I listened with incredulity to Mike Allen of Focus Ireland responding to the latest homeless figures on RTÉ radio last week. The number of people living in emergency accommodation has crossed 10,000 and is a desperate reflection on society. Many of the people being forced into emergency accommodation are coming from the rental sector. Their landlords are calling them to tell them that they are selling the house and need them to move on.

Focus Ireland and many other agencies and individuals are doing their best to work towards a solution which of course would be zero people requiring emergency accommodation

The rent they have been paying would be much more if they were to look for similar accommodation and beyond their means. That is my reading of the reason why these poor people are left with no other option but to seek State help. And whatever about adults, it is heartbreaking where children are involved. It is heartbreaking to think that they are left with no home, but also, can you imagine the sense of uselessness which parents feel in such scenarios?
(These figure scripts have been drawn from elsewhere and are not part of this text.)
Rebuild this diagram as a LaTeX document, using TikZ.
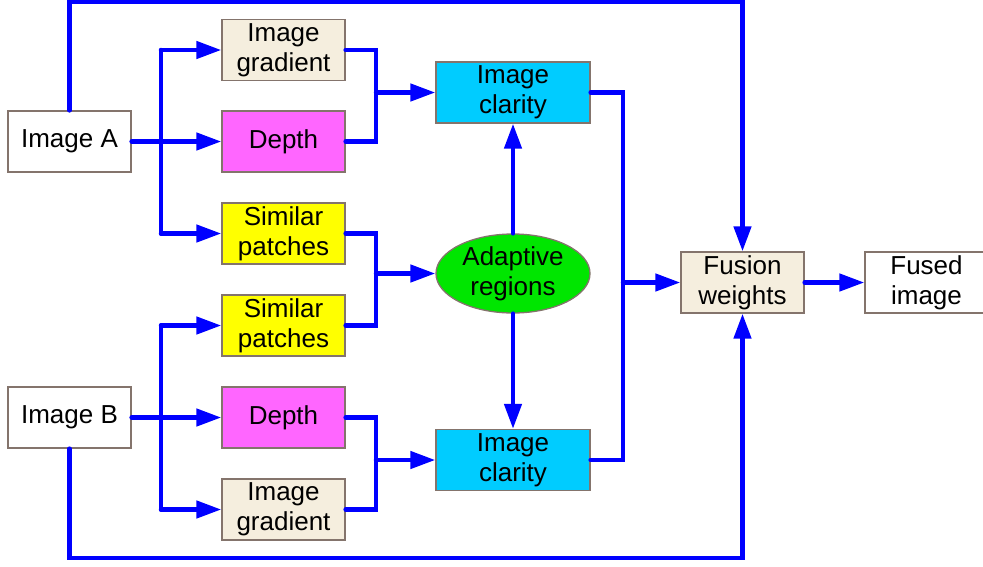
\documentclass[tikz,border=0pt]{standalone}
\usepackage{fontspec}
\setmainfont{Liberation Sans}
\usetikzlibrary{arrows.meta,shapes.geometric}

\definecolor{edge}{RGB}{132,116,108}
\definecolor{flowblue}{RGB}{0,0,255}
\definecolor{beige}{RGB}{245,238,222}
\definecolor{pink}{RGB}{255,102,255}
\definecolor{sun}{RGB}{255,255,0}
\definecolor{sky}{RGB}{0,204,255}
\definecolor{leaf}{RGB}{0,230,0}

\tikzset{
  box/.style={draw=edge, line width=1.3pt, minimum width=123pt, minimum height=61pt,
    inner sep=0pt, align=center, font=\fontsize{26}{30}\selectfont},
  widebox/.style={box, minimum width=154pt},
  oval/.style={ellipse, draw=edge, line width=1.3pt, fill=leaf, minimum width=154pt,
    minimum height=79pt, inner sep=0pt, align=center, font=\fontsize{26}{30}\selectfont},
  wire/.style={draw=flowblue, line width=4.5pt, line cap=round},
  flow/.style={wire, -{Triangle[length=25pt,width=17pt]}},
}

\begin{document}
\begin{tikzpicture}[x=1pt,y=-1pt]
\useasboundingbox (0,0) rectangle (983,566);

% inputs
\node[box, fill=white] (imgA) at (69.5,141.5) {Image A};
\node[box, fill=white] (imgB) at (69.5,417.5) {Image B};

% features of image A
\node[box, fill=beige] (gradA)  at (283.5,50)    {Image\\gradient};
\node[box, fill=pink]  (depthA) at (283.5,141.5) {Depth};
\node[box, fill=sun]   (simA)   at (283.5,233.5) {Similar\\patches};

% features of image B
\node[box, fill=sun]   (simB)   at (283.5,325.5) {Similar\\patches};
\node[box, fill=pink]  (depthB) at (283.5,417.5) {Depth};
\node[box, fill=beige] (gradB)  at (283.5,509.5) {Image\\gradient};

% clarity and regions
\node[widebox, fill=sky] (clarA) at (513,92.5)  {Image\\clarity};
\node[oval] (adapt) at (513,273.5) {Adaptive\\regions};
\node[widebox, fill=sky] (clarB) at (513,460)   {Image\\clarity};

% fusion
\node[box, fill=beige] (fusion) at (742.5,282.5) {Fusion\\weights};
\node[box, fill=white] (fused)  at (926.5,282.5) {Fused\\image};

% junction points
\coordinate (splitA) at (161,141.5);
\coordinate (splitB) at (161,417.5);
\coordinate (mergeA) at (376,92.5);
\coordinate (mergeP) at (376,273.5);
\coordinate (mergeB) at (376,460);
\coordinate (mergeC) at (623,282.5);
\coordinate (top)    at (0,1.5);
\coordinate (bottom) at (0,558);

% image A branches
\draw[flow] (imgA.east) -- (depthA.west);
\draw[wire] (gradA.west -| splitA) -- (simA.west -| splitA);
\draw[flow] (gradA.west -| splitA) -- (gradA.west);
\draw[flow] (simA.west -| splitA) -- (simA.west);

% image B branches
\draw[flow] (imgB.east) -- (depthB.west);
\draw[wire] (simB.west -| splitB) -- (gradB.west -| splitB);
\draw[flow] (simB.west -| splitB) -- (simB.west);
\draw[flow] (gradB.west -| splitB) -- (gradB.west);

% merges into clarity and regions
\draw[wire] (gradA.east) -| (mergeA) |- (depthA.east);
\draw[flow] (mergeA) -- (clarA.west);
\draw[wire] (simA.east) -| (mergeP) |- (simB.east);
\draw[flow] (mergeP) -- (adapt.west);
\draw[wire] (depthB.east) -| (mergeB) |- (gradB.east);
\draw[flow] (mergeB) -- (clarB.west);

% regions guide clarity
\draw[flow] (adapt.north) -- (clarA.south);
\draw[flow] (adapt.south) -- (clarB.north);

% clarity into fusion weights
\draw[wire] (clarA.east) -| (mergeC) |- (clarB.east);
\draw[flow] (mergeC) -- (fusion.west);

% direct paths of the source images
\draw[flow] (imgA.north) -- (imgA.north |- top) -- (fusion.north |- top) -- (fusion.north);
\draw[flow] (imgB.south) -- (imgB.south |- bottom) -- (fusion.south |- bottom) -- (fusion.south);

% output
\draw[flow] (fusion.east) -- (fused.west);
\end{tikzpicture}
\end{document}
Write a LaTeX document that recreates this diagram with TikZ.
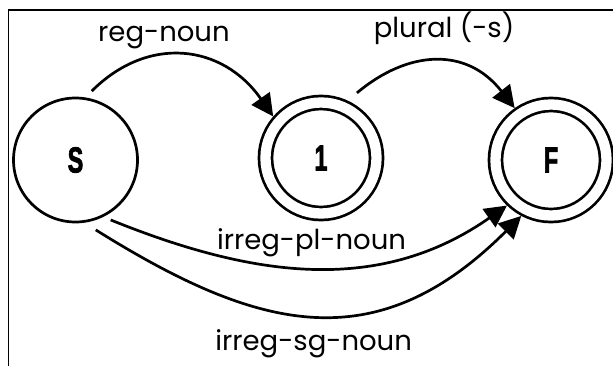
\documentclass[tikz,border=0pt]{standalone}
\usepackage{fontspec}
\setmainfont{Poppins}
\newfontfamily\statefont{Liberation Sans}[BoldFeatures={FakeBold=2.5}]
\usetikzlibrary{arrows.meta}

\begin{document}
\begin{tikzpicture}[x=1pt, y=1pt,
				->,
				>={Triangle[length=22pt,width=22pt]},
				line width=2.7pt,
				state/.style={circle, draw, minimum size=124pt, inner sep=0pt,
					font=\statefont\bfseries\fontsize{36}{36}\selectfont},
				final/.style={state, minimum size=111pt, double, double distance=10.3pt, outer sep=7.85pt},
				lbl/.style={font=\fontsize{27.5}{27.5}\selectfont, anchor=base}]
				\useasboundingbox (0,-365) rectangle (613,0);
				\draw[-, line width=1.3pt] (8.6,-380) -- (8.6,-10) -- (630,-10);
				\node at (75.5,-160) (s) [state] {\scalebox{0.65}[1]{S}};
				\node at (321,-158) (one) [final] {\scalebox{0.65}[1]{1}};
				\node at (551,-160) (f) [final] {\scalebox{0.65}[1]{F}};
				\draw[shorten <=9pt] (s.81) to [out=45, in=125, looseness=1.2] node[lbl, pos=0.4, yshift=14.4pt] {reg-noun} (one.139);
				\draw[shorten <=12pt] (one.65) to [out=40, in=128, looseness=1.2] node[lbl, pos=0.55, yshift=25pt] {plural (-s)} (f.125);
				\draw[shorten <=8pt] (s.-64) to [out=-22, in=215] node[lbl, yshift=17.9pt] {irreg-pl-noun} (f.226);
				\draw[shorten <=13.5pt] (s.-82) to [out=-32, in=225, looseness=1.2] node[lbl, yshift=-35.5pt] {irreg-sg-noun} (f.242);
			\end{tikzpicture}
\end{document}
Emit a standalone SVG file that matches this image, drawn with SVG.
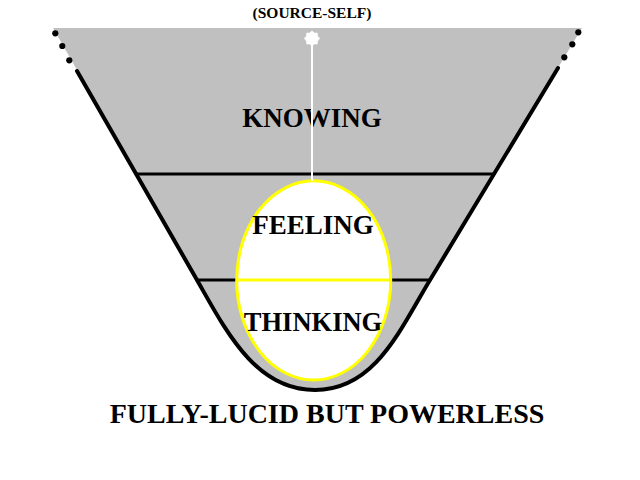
<svg xmlns="http://www.w3.org/2000/svg" width="640" height="480" viewBox="0 0 640 480">
  <style>
    .lbl { font-family: "Liberation Serif", "Times New Roman", serif; font-weight: bold; fill: #000; text-anchor: middle; }
    .edge { fill: none; stroke: #000; stroke-width: 4; stroke-linecap: round; }
    .band { stroke: #000; stroke-width: 3; }
    .dot { fill: #000; }
  </style>
  <rect x="0" y="0" width="640" height="480" fill="#fff"/>
  <g id="funnel">
    <path d="M53,28 L582,28 L430,280 C399.8,330 375,390 315,390 C255,390 225.6,330 197,280 Z" fill="#c0c0c0"/>
    <path class="edge" d="M77,71 L197,280 C225.6,330 255,390 315,390 C375,390 399.8,330 430,280 L558,68"/>
    <circle class="dot" cx="55.3" cy="33.3" r="3.1"/>
    <circle class="dot" cx="62.3" cy="46" r="3.1"/>
    <circle class="dot" cx="69.3" cy="60.3" r="3.1"/>
    <circle class="dot" cx="578.3" cy="32.3" r="3.1"/>
    <circle class="dot" cx="572.3" cy="44.3" r="3.1"/>
    <circle class="dot" cx="564.3" cy="57.3" r="3.1"/>
    <line class="band" x1="135" y1="174" x2="493" y2="174"/>
    <line class="band" x1="197" y1="280" x2="430" y2="280"/>
  </g>
  <g id="self-egg">
    <ellipse cx="313.7" cy="280.4" rx="77" ry="99.6" fill="#fff" stroke="#ffff00" stroke-width="3"/>
    <line x1="237" y1="280" x2="390.5" y2="280" stroke="#ffff00" stroke-width="3"/>
  </g>
  <g id="source-self">
    <text class="lbl" x="312" y="18" font-size="15.5">(SOURCE-SELF)</text>
  </g>
  <g id="knowing">
    <text class="lbl" x="312" y="127" font-size="27">KNOWING</text>
  </g>
  <g id="feeling">
    <text class="lbl" x="313" y="234" font-size="27">FEELING</text>
  </g>
  <g id="thinking">
    <text class="lbl" x="313" y="331" font-size="26.5">THINKING</text>
  </g>
  <g id="caption">
    <text class="lbl" x="327" y="423" font-size="28">FULLY-LUCID BUT POWERLESS</text>
  </g>
  <g id="connectors">
    <line x1="312" y1="44" x2="312" y2="181" stroke="#fff" stroke-width="2"/>
  </g>
  <g id="source-star">
    <polygon fill="#fff" points="320,38.5 317.82,40.91 317.66,44.16 314.41,44.32 312,46.5 309.59,44.32 306.34,44.16 306.18,40.91 304,38.5 306.18,36.09 306.34,32.84 309.59,32.68 312,30.5 314.41,32.68 317.66,32.84 317.82,36.09"/>
  </g>
</svg>
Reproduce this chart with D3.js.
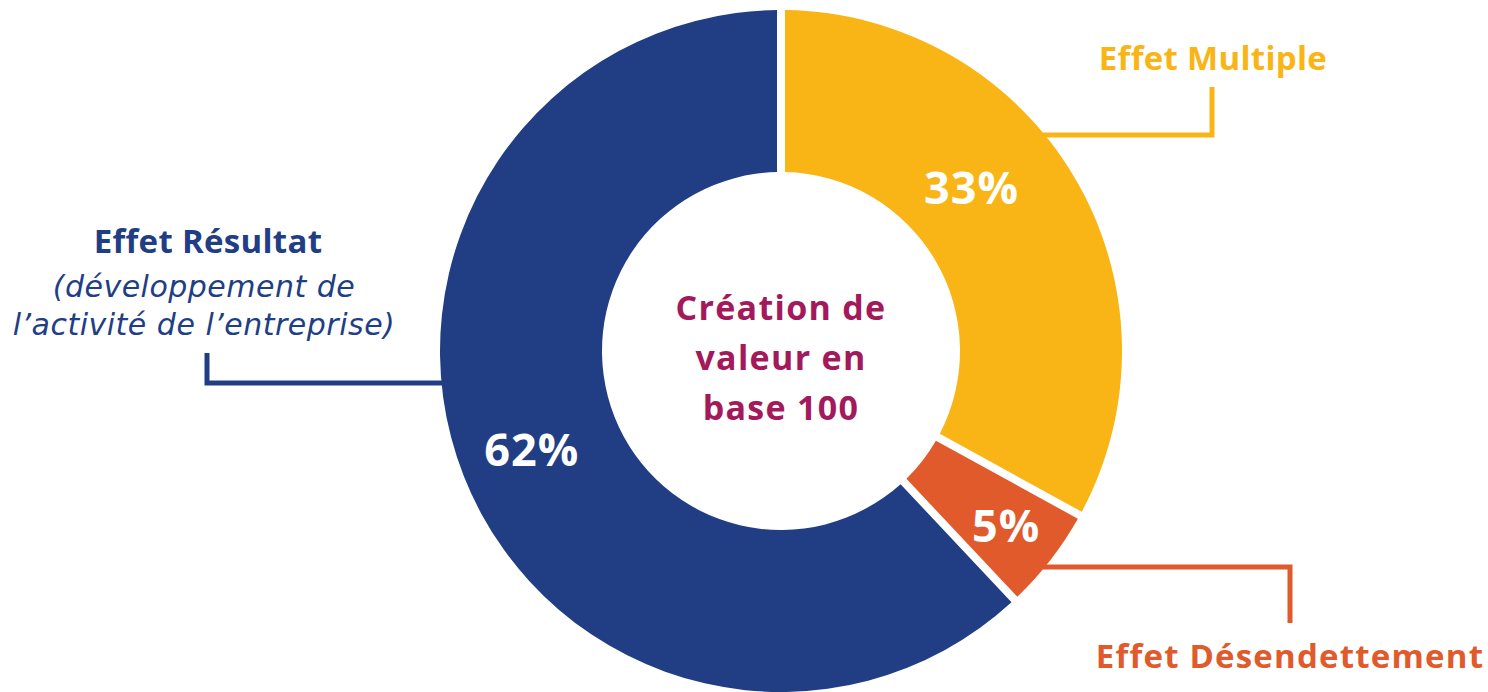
<!DOCTYPE html>
<html>
<head>
<meta charset="utf-8">
<script src="https://cdn.jsdelivr.net/npm/d3@7"></script>
<style>
  body { margin: 0; background: #fff; }
  svg { display: block; font-family: "Open Sans", Lato, sans-serif; font-variant-ligatures: none; }
</style>
</head>
<body>
<div id="container"></div>
<script>
// Data
const categories = ["Effet Multiple", "Effet Désendettement", "Effet Résultat"];
const values = [33, 5, 62];
const subLabels = [[], [], ["(développement de", "l’activité de l’entreprise)"]];
const centerLines = ["Création de", "valeur en", "base 100"];

const colors = ["#f9b515", "#e05a2b", "#213e84"];
const centerColor = "#a3195b";

// Chart dimensions
const width = 1488;
const height = 692;
const cx = 781;
const cy = 351;
const outerR = 341;
const innerR = 179;

const svg = d3.select("#container").append("svg")
    .attr("width", width)
    .attr("height", height);

const g = svg.append("g").attr("transform", `translate(${cx},${cy})`);

const pie = d3.pie().sort(null).value(d => d);
const arcs = pie(values);

const padRadius = outerR;
const arc = d3.arc()
    .innerRadius(innerR)
    .outerRadius(outerR)
    .padRadius(padRadius)
    .padAngle(8 / padRadius);

g.selectAll("path.slice")
    .data(arcs)
    .join("path")
    .attr("class", "slice")
    .attr("fill", (d, i) => colors[i])
    .attr("d", arc);

// percentage labels inside slices
const labelRadius = [251, 285, 268];
const labelAngleShift = [-10 * Math.PI / 180, 0, 0];
g.selectAll("text.pct")
    .data(arcs)
    .join("text")
    .attr("class", "pct")
    .attr("transform", (d, i) => {
        const a = (d.startAngle + d.endAngle) / 2 + labelAngleShift[i];
        const r = labelRadius[i];
        return `translate(${r * Math.sin(a)},${-r * Math.cos(a) + 16})`;
    })
    .attr("text-anchor", "middle")
    .attr("fill", "#fff")
    .attr("font-weight", 700)
    .attr("font-size", 45)
    .attr("letter-spacing", 1)
    .text(d => `${d.data}%`);

// center text (one block, one line per tspan)
g.append("text")
    .attr("text-anchor", "middle")
    .attr("fill", centerColor)
    .attr("font-weight", 700)
    .attr("font-size", 34)
    .attr("letter-spacing", 1.3)
    .selectAll("tspan")
    .data(centerLines)
    .join("tspan")
    .attr("x", 0)
    .attr("y", (d, i) => -31 + i * 50)
    .text(d => d);

// leader lines (elbow from slice edge)
const leaders = [
    { dy: -216, elbowX: 1212, endY: 87 },
    { dy: 216, elbowX: 1290, endY: 623 },
    { dy: 32, elbowX: 207, endY: 353 }
];
leaders.forEach((l, i) => {
    const side = l.elbowX > cx ? 1 : -1;
    const startX = cx + side * Math.sqrt(outerR * outerR - l.dy * l.dy) - side * 2;
    const y = cy + l.dy;
    svg.append("path")
        .attr("fill", "none")
        .attr("stroke", colors[i])
        .attr("stroke-width", 5)
        .attr("d", `M${startX},${y}H${l.elbowX}V${l.endY}`);
});

// category labels
const labelPos = [
    { x: 1213, y: 70 },
    { x: 1290, y: 668 },
    { x: 208, y: 253 }
];
categories.forEach((c, i) => {
    svg.append("text")
        .attr("x", labelPos[i].x)
        .attr("y", labelPos[i].y)
        .attr("text-anchor", "middle")
        .attr("fill", colors[i])
        .attr("font-weight", 700)
        .attr("font-size", 33)
        .attr("letter-spacing", i === 1 ? 1.2 : 0.3)
        .text(c);
    if (subLabels[i].length) {
        svg.append("text")
            .attr("text-anchor", "middle")
            .attr("fill", colors[i])
            .attr("font-family", "'DejaVu Sans', sans-serif")
            .attr("font-style", "italic")
            .attr("font-size", 30)
            .attr("letter-spacing", 0.5)
            .selectAll("tspan")
            .data(subLabels[i])
            .join("tspan")
            .attr("x", labelPos[i].x - 4)
            .attr("y", (s, j) => labelPos[i].y + 44 + j * 38)
            .text(s => s);
    }
});
</script>
</body>
</html>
Focus Ireland and many other agencies and individuals are doing their best to work towards a solution which of course would be zero people requiring emergency accommodation. Of course there are others who are riding on the homeless crises to make hay for their own political ideologies. You will find them on Twitter.

The reality is that there are landlords getting out because they are losing their shirts owning rental property

But I was surprised when I heard Mike Allen suggest that the Government should put a moratorium on landlords evicting tenants. I would have thought that he had a better handle on the reality.

And the reality is that there are landlords getting out because they are losing their shirts owning rental property. Forget about the large outfits, rental houses and apartments are also owned by people who invested during the boom years. They borrowed when banks were throwing away money like snuff at a wake. The rental properties were bought in good faith but at inflated prices. Their value nose dived into negative equity during the crash, rents dropped and the landlords made up the difference in the mortgage repayments. Those rents are back up now which means that those properties are “washing their own face” again.

There is a big generalisation that all landlords are rich

But atop of the mortgage repayments, there are management fees, maintenance costs, property tax and a huge tax on rental income of over 50%. As house values increased again to anywhere close to positive equity, these small-time investors were – and are – selling up, just about getting their money back or getting the hell out with their fingers burned. Unfortunately, there is a big generalisation that all landlords are rich. The actual name invokes images of wealth and heartlessness. The husband and wife who bought one house to rent out and the billion-euro vulture funds and investment houses buying apartment blocks are all called “landlords”.

So that is why I was surprised that Mike Allen didn’t make the distinction. Why are we always talking about landlords as the big bad wolf when in fact the market is made up of small time ordinary people who are paying through the nose for the privilege? We need rented property so we need small-time landlords, but they are getting out because it isn’t worth it. And they are being replaced by the big corporate operators. That is a elephant in the room crippling the sector and nobody is talking about it.

Summer is here

The GAA championship begins so summer is here. But I worry a little for the football championship. Attendances will be interesting. It seems to have lost its fizz and only gets interesting at the semi-final stage. We will see, but this year will be telling. We have been talking about it for years but a major revamp of the structure of the football calendar will have to happen sooner rather than later.